Une situation comparable dans le service public belge
« On est un petit peu concerné aussi », avoue Georges Lauwerijs. « Même si les deux maisons ne sont pas vraiment identiques, ça reste le service public qui manque de moyens, c’est le grand débat du financement des médias. »

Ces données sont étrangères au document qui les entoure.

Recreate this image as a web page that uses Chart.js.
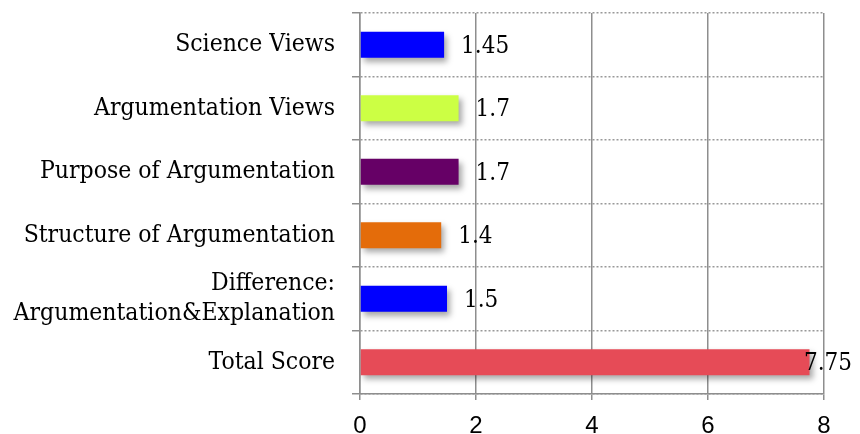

En Belgique, la dotation publique de la RTBF n’est plus indexée comme l’explique l’ancienne voix matinale de la Première et donc, chaque année, il faut faire la même chose avec un peu moins de moyens. La situation semble plus grave à Paris. Plus qu’une non-indexation de la dotation par les pouvoirs publics, c’est une baisse de la part de la redevance que Radio France perçoit qui a lieu année après année. En 2015, la direction prévoit un déficit de 21,3 millions d’euros pour 2015 alors que, dans le même temps, Mathieu Gallet cherche à économiser 24 millions. Et on ne parle même pas des travaux pharaoniques entrepris sur le bâtiment de la Maison de la Radio, dont le budget a été dépassé de 80%.
Vers la sortie du tunnel radiophonique ?
Le flou autour de ces réductions de postes ou de moyens pourrait bientôt disparaître. Les employés de Radio France ont reçu un email du Président, ce mercredi matin, expliquant que son projet avait été remis au gouvernement. Fleur Pellerin l’a d’ailleurs convoqué pour ce jeudi 2 avril.
Une bonne nouvelle pour Grégoire Lory : « On va enfin pouvoir débattre sur du concret », même si, comme on le voit, les discussions ont surtout lieu entre la direction et le ministère de la Culture, laissant les employés quelque peu de côté. « On ne sait évidemment pas quand la grève s’arrêtera », explique Grégoire Lory. « En soi, il ne faut pas 100% de grévistes pour que les programmes soient interrompus. » Et de fait, il n’y en aurait que 8%.
Ce mercredi matin, l’Assemblée Générale a une quinzième fois voté la grève pour le lendemain. Quelques jours pourraient encore être nécessaires avant que des millions de Français soient à nouveau réveillés par Patrick Cohen.